Case Study | Power to the People: The Slashdot Moderator System
Case Study | Power to the People: The Slashdot Moderator System
excerpted from Chapter 5 of Community Building on the Web, by Amy Jo Kim
ROB MALDA (A.K.A. CmdrTaco, FOUNDER AND HEAD honcho of Slashdot) had a dilemma. His homegrown Web site, Slashdot, was taking off fast. Every day brought more posts, more page hits, more press coverage, more enthusiastic members signing up.
Everything was going great--except that Rob was being lobbied by two distinct special interest groups, with diametrically opposed needs. Many loyal Slashdot readers were longtime Usenet geeks who considered the comments associated with each Slashdot story to be a newsgroup and thus felt obligated to read every post. But Slashdot was also attracting an increasing number of busy and influential people who wanted to skim the cream and read only the best comments. And Slashdot was growing bigger and busier, so the good stuff was becoming increasingly hard to find.
Rob needed a fair and impartial way to weed out the dross and highlight the best posts, and he wanted a system that could grow along with the site. Hed already hand-picked a few loyal Slashdot members to mark the best and worst comments, but the volume of activity was fast outstripping the abilities of his volunteer editorial team. And he didnt want to get into the endless cycle of finding, training, and managing new moderators for a rapidly growing site.
So Rob wrote a program that gave moderator access to 400 Slashdot members whod posted good comments. Some people ignored their new duties, but about half of the newly minted moderators began rating posts. When people (inevitably) abused the system, Rob removed them from the pool of potential moderators. Today, Slashdots moderator system is still being tweaked, but its settled into a groove. Heres how it works:
After a thousand posts, a program randomly selects a group of moderators from the set of qualified members that represents a broad cross-section of Slashdot readers and posters, excluding newbies and known troublemakers.

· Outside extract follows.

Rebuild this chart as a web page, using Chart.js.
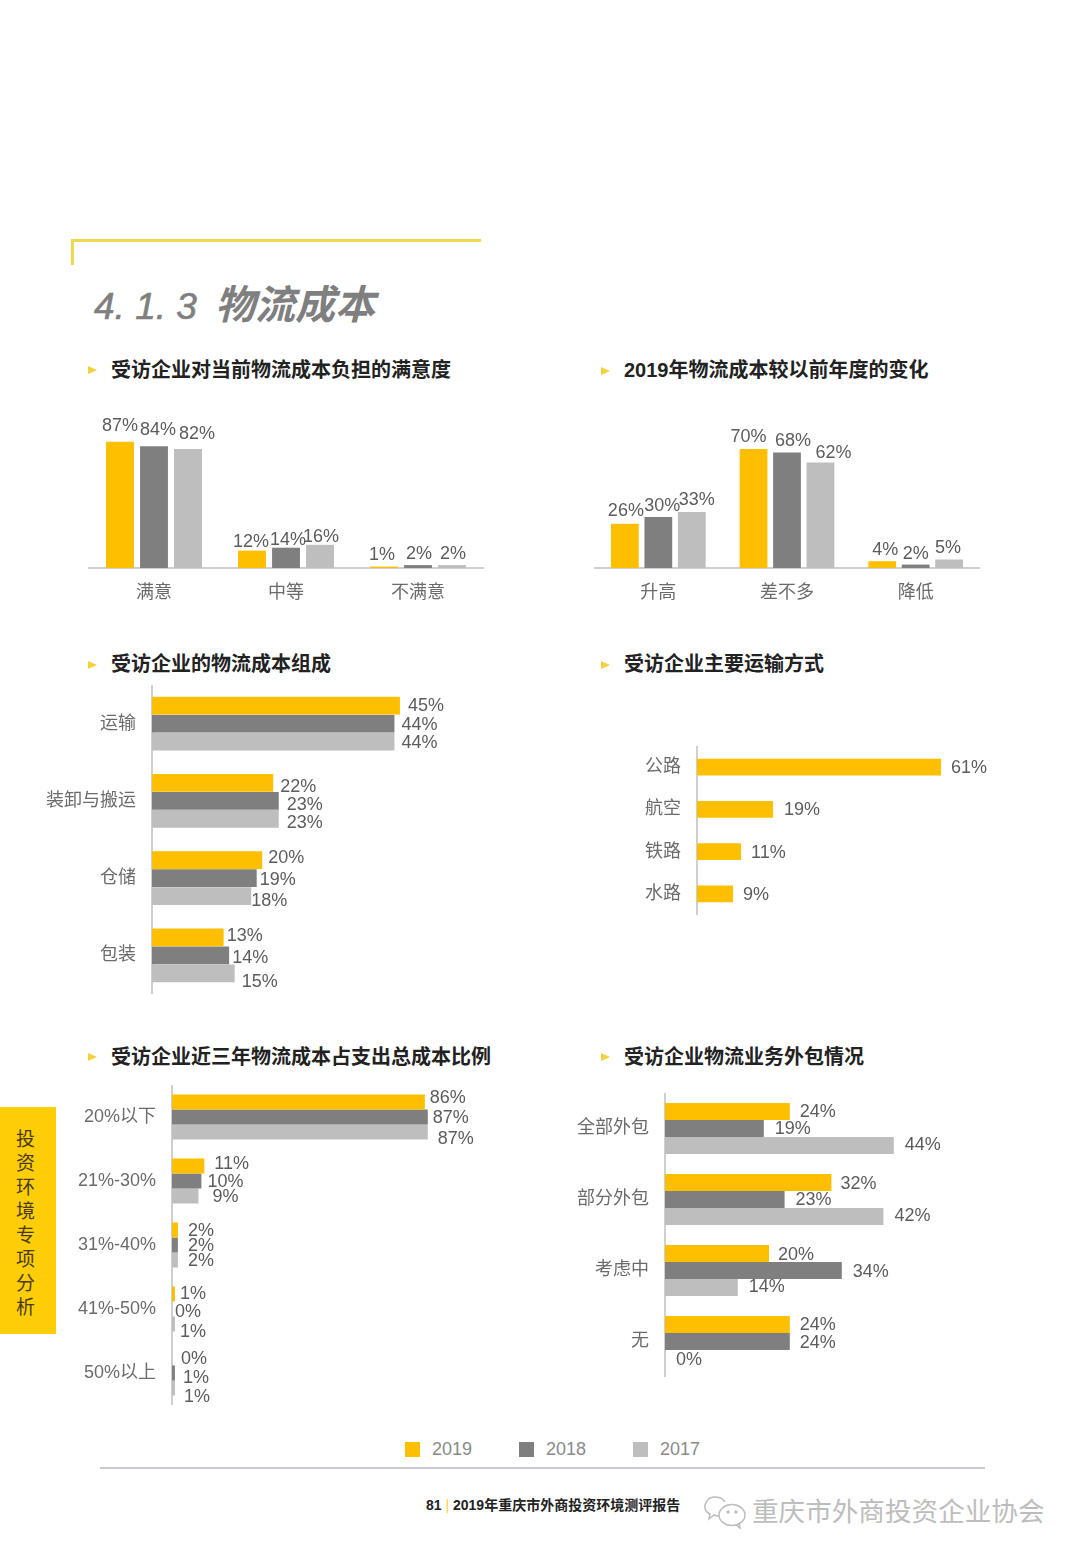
<!DOCTYPE html>
<html lang="zh-CN">
<head>
  <meta charset="UTF-8">
  <title>4.1.3 物流成本</title>
  <script src="https://cdn.jsdelivr.net/npm/chart.js"></script>
  <style>
    html, body { margin: 0; padding: 0; background: #fff; }
    body { position: relative; width: 1080px; height: 1559px; overflow: hidden;
           font-family: "Liberation Sans", "Noto Sans CJK SC", sans-serif; }
    canvas, .abs { position: absolute; }
    .frame-top { left: 72px; top: 239px; width: 409px; height: 3px; background: #f1d94e; }
    .frame-left { left: 71px; top: 239px; width: 3px; height: 26px; background: #f1d94e; }
    .heading { left: 94px; top: 277px; font-size: 40px; line-height: 50px; font-weight: bold; font-style: italic;
               color: #7f7f7f; white-space: pre; font-family: "Noto Sans CJK SC", sans-serif; }
    .heading span { font-family: "Liberation Sans", sans-serif; font-weight: normal; font-size: 37px;
                    -webkit-text-stroke: 0.6px #7f7f7f; }
    .sub { font-size: 20px; line-height: 26px; font-weight: bold; color: #222; white-space: nowrap;
           font-family: "Noto Sans CJK SC", sans-serif; }
    .sub b { font-family: "Liberation Sans", sans-serif; }
    .tri { width: 0; height: 0; border-left: 9px solid #f3d23c; border-top: 4px solid transparent; border-bottom: 4px solid transparent; }
    .tab { left: 0; top: 1107px; width: 56px; height: 227px; background: #fdce08; }
    .tab div { position: absolute; left: 16px; width: 22px; font-size: 19px; line-height: 24px; color: #4a3a10;
               font-family: "Noto Sans CJK SC", sans-serif; }
    .lg-box { width: 15px; height: 15px; top: 1442px; }
    .lg-text { top: 1438px; font-size: 18px; line-height: 22px; color: #8a8a8a; }
    .rule { left: 100px; top: 1467px; width: 885px; height: 2px; background: #c9c9cf; }
    .foot { left: 426px; top: 1496px; font-size: 14px; line-height: 18px; font-weight: bold; color: #222; white-space: nowrap; }
    .foot span { color: #f3d23c; font-weight: normal; }
    .mark { left: 752px; top: 1492px; font-size: 26.6px; line-height: 36px; color: #bdbdbd; white-space: nowrap;
            font-family: "Noto Sans CJK SC", sans-serif; }
  </style>
</head>
<body>

  <div class="abs frame-top"></div>
  <div class="abs frame-left"></div>
  <div class="abs heading"><span>4. 1. 3</span>  物流成本</div>

  <div class="abs tri" style="left:88px;top:366px"></div>
  <div class="abs sub" style="left:111px;top:356px">受访企业对当前物流成本负担的满意度</div>
  <div class="abs tri" style="left:601px;top:367px"></div>
  <div class="abs sub" style="left:624px;top:356px"><b>2019</b>年物流成本较以前年度的变化</div>
  <div class="abs tri" style="left:88px;top:661px"></div>
  <div class="abs sub" style="left:111px;top:650px">受访企业的物流成本组成</div>
  <div class="abs tri" style="left:601px;top:661px"></div>
  <div class="abs sub" style="left:624px;top:650px">受访企业主要运输方式</div>
  <div class="abs tri" style="left:88px;top:1053px"></div>
  <div class="abs sub" style="left:111px;top:1043px">受访企业近三年物流成本占支出总成本比例</div>
  <div class="abs tri" style="left:601px;top:1053px"></div>
  <div class="abs sub" style="left:624px;top:1043px">受访企业物流业务外包情况</div>

  <canvas id="c1" width="396" height="208" style="left:88px;top:400px"></canvas>
  <canvas id="c2" width="386" height="208" style="left:594px;top:400px"></canvas>
  <canvas id="c3" width="500" height="309" style="left:30px;top:685px"></canvas>
  <canvas id="c4" width="480" height="169" style="left:580px;top:746px"></canvas>
  <canvas id="c5" width="480" height="320" style="left:60px;top:1085px"></canvas>
  <canvas id="c6" width="440" height="284" style="left:560px;top:1093px"></canvas>

  <div class="abs tab" id="tab"></div>

  <div class="abs lg-box" style="left:405px;background:#fdbf00"></div>
  <div class="abs lg-text" style="left:432px">2019</div>
  <div class="abs lg-box" style="left:519px;background:#7f7f7f"></div>
  <div class="abs lg-text" style="left:546px">2018</div>
  <div class="abs lg-box" style="left:633px;background:#bebebe"></div>
  <div class="abs lg-text" style="left:660px">2017</div>

  <div class="abs rule"></div>
  <div class="abs foot">81 <span>|</span> 2019年重庆市外商投资环境测评报告</div>

  <svg class="abs" style="left:703px;top:1494px" width="44" height="36" viewBox="0 0 44 36" fill="none" stroke="#bdbdbd" stroke-width="1.5">
    <path d="M22 8 C18 2 8 1 4 7 C0 12 2 18 7 20 L6 25 L11 21 C13 22 15 22 16 22"/>
    <ellipse cx="29" cy="21" rx="13" ry="10.5"/>
    <path d="M33 31 L37 34 L36 29"/>
    <circle cx="25" cy="18" r="1"/><circle cx="33" cy="18" r="1"/>
  </svg>
  <div class="abs mark">重庆市外商投资企业协会</div>

  <script>
  const years = ['2019', '2018', '2017'];
  const colors = ['#fdbf00', '#7f7f7f', '#bebebe'];
  const tabText = ['投', '资', '环', '境', '专', '项', '分', '析'];

  // chart 1
  const satisfyCats = ['满意', '中等', '不满意'];
  const satisfy2019 = [87, 12, 1];
  const satisfy2018 = [84, 14, 2];
  const satisfy2017 = [82, 16, 2];

  // chart 2
  const changeCats = ['升高', '差不多', '降低'];
  const change2019 = [26, 70, 4];
  const change2018 = [30, 68, 2];
  const change2017 = [33, 62, 5];

  // chart 3
  const partCats = ['运输', '装卸与搬运', '仓储', '包装'];
  const part2019 = [45, 22, 20, 13];
  const part2018 = [44, 23, 19, 14];
  const part2017 = [44, 23, 18, 15];

  // chart 4
  const modeCats = ['公路', '航空', '铁路', '水路'];
  const modeValues = [61, 19, 11, 9];

  // chart 5
  const shareCats = ['20%以下', '21%-30%', '31%-40%', '41%-50%', '50%以上'];
  const share2019 = [86, 11, 2, 1, 0];
  const share2018 = [87, 10, 2, 0, 1];
  const share2017 = [87, 9, 2, 1, 1];

  // chart 6
  const outCats = ['全部外包', '部分外包', '考虑中', '无'];
  const out2019 = [24, 32, 20, 24];
  const out2018 = [19, 23, 34, 24];
  const out2017 = [44, 42, 14, 0];

  // the labels in the original were placed by hand, so each one gets a small [dx, dy] per dataset
  const nudge1 = [[[0,-3],[-1,4],[-2,1]], [[4,-3],[2,5],[1,2]], [[9,-2],[1,5],[1,2]]];
  const nudge2 = [[[1,0],[-5,1],[3,2]], [[4,2],[6,2],[0,2]], [[5,1],[13,3],[-1,2]]];
  const nudge3 = [[[0,-1],[-1,3],[-2,-3],[-5,-2]], [[-1,0],[0,3],[-5,1],[-5,2]], [[-1,0],[0,3],[-8,4],[-1,8]]];
  const nudge4 = [[[2,0],[3,0],[2,0],[2,0]]];
  const nudge5 = [[[-3,-5],[2,-3],[2,0],[-3,-1],[1,0]], [[-3,0],[-2,0],[2,0],[-5,2],[0,4]], [[2,6],[6,0],[2,0],[-3,7],[1,8]]];
  const nudge6 = [[[2,0],[1,1],[1,1],[2,0]], [[3,0],[3,0],[3,1],[2,1]], [[3,-1],[3,-1],[3,-1],[3,1]]];

  const tickColor = '#6b6b6b';
  const labelColor = '#5c5c5c';
  const axisColor = '#cfcfcf';
  const fontFamily = '"Liberation Sans", "Noto Sans CJK SC", sans-serif';

  // draws the NN% labels next to the bars
  const valueLabels = {
    id: 'valueLabels',
    afterDatasetsDraw(chart, args, opts) {
      const ctx = chart.ctx;
      const horizontal = chart.options.indexAxis === 'y';
      ctx.save();
      ctx.font = '18px ' + fontFamily;
      ctx.fillStyle = labelColor;
      ctx.textBaseline = 'middle';
      ctx.textAlign = horizontal ? 'left' : 'center';
      chart.data.datasets.forEach((ds, d) => {
        chart.getDatasetMeta(d).data.forEach((bar, i) => {
          const n = opts.nudge[d][i];
          const x = horizontal ? bar.x + 8 : bar.x;
          const y = horizontal ? bar.y + 1 : bar.y - 13;
          ctx.fillText(ds.data[i] + '%', x + n[0], y + n[1]);
        });
      });
      ctx.restore();
    }
  };

  function columnChart(id, cats, series, pxPerUnit, axisHeight, catPct, barPct, nudge) {
    const canvas = document.getElementById(id);
    new Chart(canvas, {
      type: 'bar',
      data: {
        labels: cats,
        datasets: series.map((values, i) => ({
          label: years[i], data: values, backgroundColor: colors[i],
          categoryPercentage: catPct, barPercentage: barPct
        }))
      },
      options: {
        responsive: false,
        animation: false,
        layout: { padding: 0 },
        plugins: { legend: { display: false }, tooltip: { enabled: false }, valueLabels: { nudge: nudge } },
        scales: {
          x: {
            grid: { display: false },
            border: { color: axisColor, width: 2 },
            ticks: { color: tickColor, font: { size: 18, family: fontFamily }, padding: 6, maxRotation: 0 },
            afterFit(scale) { scale.height = axisHeight; }
          },
          y: { display: false, min: 0, max: (canvas.height - axisHeight) / pxPerUnit }
        }
      },
      plugins: [valueLabels]
    });
  }

  function barChart(id, cats, series, pxPerUnit, axisWidth, catPct, barPct, nudge) {
    const canvas = document.getElementById(id);
    new Chart(canvas, {
      type: 'bar',
      data: {
        labels: cats,
        datasets: series.map((values, i) => ({
          label: years[i], data: values, backgroundColor: colors[i],
          categoryPercentage: catPct, barPercentage: barPct
        }))
      },
      options: {
        indexAxis: 'y',
        responsive: false,
        animation: false,
        layout: { padding: 0 },
        plugins: { legend: { display: false }, tooltip: { enabled: false }, valueLabels: { nudge: nudge } },
        scales: {
          y: {
            grid: { display: false },
            border: { color: axisColor, width: 2 },
            ticks: { color: tickColor, font: { size: 18, family: fontFamily }, padding: 8 },
            // keep the plot the full canvas height, the tick padding would shrink it otherwise
            afterFit(scale) { scale.width = axisWidth; scale.paddingTop = 0; scale.paddingBottom = 0; }
          },
          x: { display: false, min: 0, max: (canvas.width - axisWidth) / pxPerUnit }
        }
      },
      plugins: [valueLabels]
    });
  }

  columnChart('c1', satisfyCats, [satisfy2019, satisfy2018, satisfy2017], 1.45, 40, 0.773, 0.82, nudge1);
  columnChart('c2', changeCats, [change2019, change2018, change2017], 1.7, 40, 0.78, 0.83, nudge2);
  barChart('c3', partCats, [part2019, part2018, part2017], 5.51, 122, 0.7, 0.98, nudge3);
  barChart('c4', modeCats, [modeValues], 4, 117, 0.4, 1, nudge4);
  barChart('c5', shareCats, [share2019, share2018, share2017], 2.94, 112, 0.703, 1, nudge5);
  barChart('c6', outCats, [out2019, out2018, out2017], 5.2, 105, 0.718, 1, nudge6);

  // vertical text on the side tab
  const tab = document.getElementById('tab');
  tabText.forEach((ch, i) => {
    const el = document.createElement('div');
    el.textContent = ch;
    el.style.top = (19 + i * 24) + 'px';
    tab.appendChild(el);
  });
  </script>

</body>
</html>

Moderators see a special view of the message boards on their screen when they log on (see screenshot, above). Each newly-minted moderator is allotted five tokens, each of which represents the chance to rate one post. The ratings are accumulated by the system database, which attaches an evolving score to each comment within the system. After five ratings (or three days), their moderator shift is over; but if they didnt abuse their powers, the system can choose them again from the pool. So a regular reader might be a moderator every few months, while for a regular poster it might be every few weeks.
Slashdot members can set their preferences to view only those posts that rise above a certain score. So using this system, the Usenet geeks can set their preference to -1, which allows them to read every post, flames and all; people who want only the top quality can set their cutoff level at 5, which will show them only the best posts.